Back home, Scott continues his plans to marry his love, Becky. Roy tussles with his father in the gym, leading to one last moment before Roy shippes out to boot camp. In the last scene, Bleuer embraces his wild side, joining a party where he falls in love with a local college girl.

== Production ==
Producer Debbie Robins first brought the script, originally titled Me and Monroe, to Penny Marshall with the intent of Marshall directing. However, Marshall decided to direct the film Awakenings instead. Marshall retained executive producer credits through her production company, Parkway Productions.

Filming began on March 23, 1992, and concluded that May.

===Casting controversy===
Columbia Pictures did a nationwide search for a hearing-impaired actor to portray the deaf character Arturo Gallo, with thousands of deaf actors auditioning for the part. Ultimately the role went to Kurt Fuller, a hearing actor.
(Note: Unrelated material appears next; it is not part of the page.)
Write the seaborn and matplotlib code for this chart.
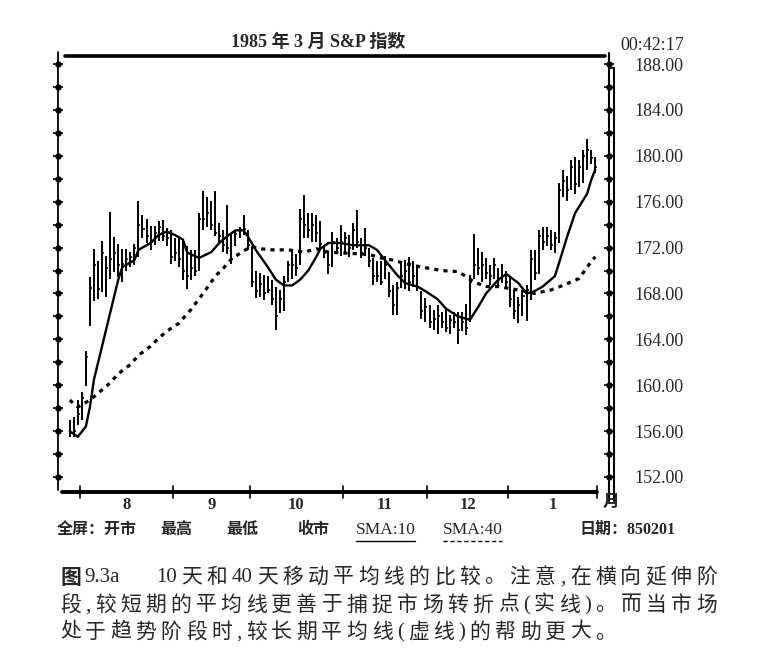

Producers reasoned they could not find a deaf actor who fit the character's description as "6 foot 3 and Italian-looking". Columbia hired a sign language interpreter to train Fuller and ensure accuracy in his portrayal. The decision to cast a hearing actor as a deaf character ignited criticism in the deaf community, and the National Association of the Deaf organized protests in several cities across the country to coincide with the film's release date. In conjunction with these protests, a poster was commissioned with caricatures of Penny Marshall and Kurt Fuller; Marshall is acting as a puppeteer controlling Fuller's movements, while Fuller signs "I lie".

==Release==
Calendar Girl film was originally planned for a release in April 1993, but this was delayed to August. It premiered on September 3, 1993, and grossed $2,570,550 domestically.

==Reception==
The film received mostly negative reviews, with criticisms centered on some of the plot's improbabilities, particularly when the boys arrive in Hollywood and begin tracking down Monroe, in addition to the contrivances of the script. Owen Gleiberman of Entertainment Weekly wrote, "The film revives the voyeuristic smarminess of early-’80s spring-break comedies, only now it’s passed off as soulful nostalgia." Johanna Steinmetz of the Chicago Tribune commented the film "is all surface, with no depth of emotional field. We are told that each boy matures as a result of this caper, but we can't see it happen."

In a positive review, John Hartl of The Seattle Times wrote, "Sweet and airy and pleasantly nostalgic, Jason Priestley's first starring vehicle is cotton-candy entertainment for summer's end", and praised the chemistry of the three leads, saying they "form a natural ensemble". Emanuel Levy of Variety gave a largely negative review, but conceded "what Shapiro and first-time director John Whitesell do get right is the dynamics of the group, specifically Priestley’s leadership as a combination of persuasion, intimidation and manipulation".

Hartl said the film's glaring point is its script, which he said "never goes far enough". Writing for the Los Angeles Times, Michael Wilmington wrote, "And that's one of the things that's a little off about it: the suggestion that the dream isn't much different than the truth, that real-life Marilyn was exactly as she seemed in the movies."

On review aggregate website Rotten Tomatoes, Calendar Girl has an approval rating of 11% based on 19 reviews.

Audiences polled by CinemaScore gave the film an average grade of "C+" on an A+ to F scale.

== Home media ==
Calendar Girl was released on DVD by Sony Pictures Home on August 7, 2012.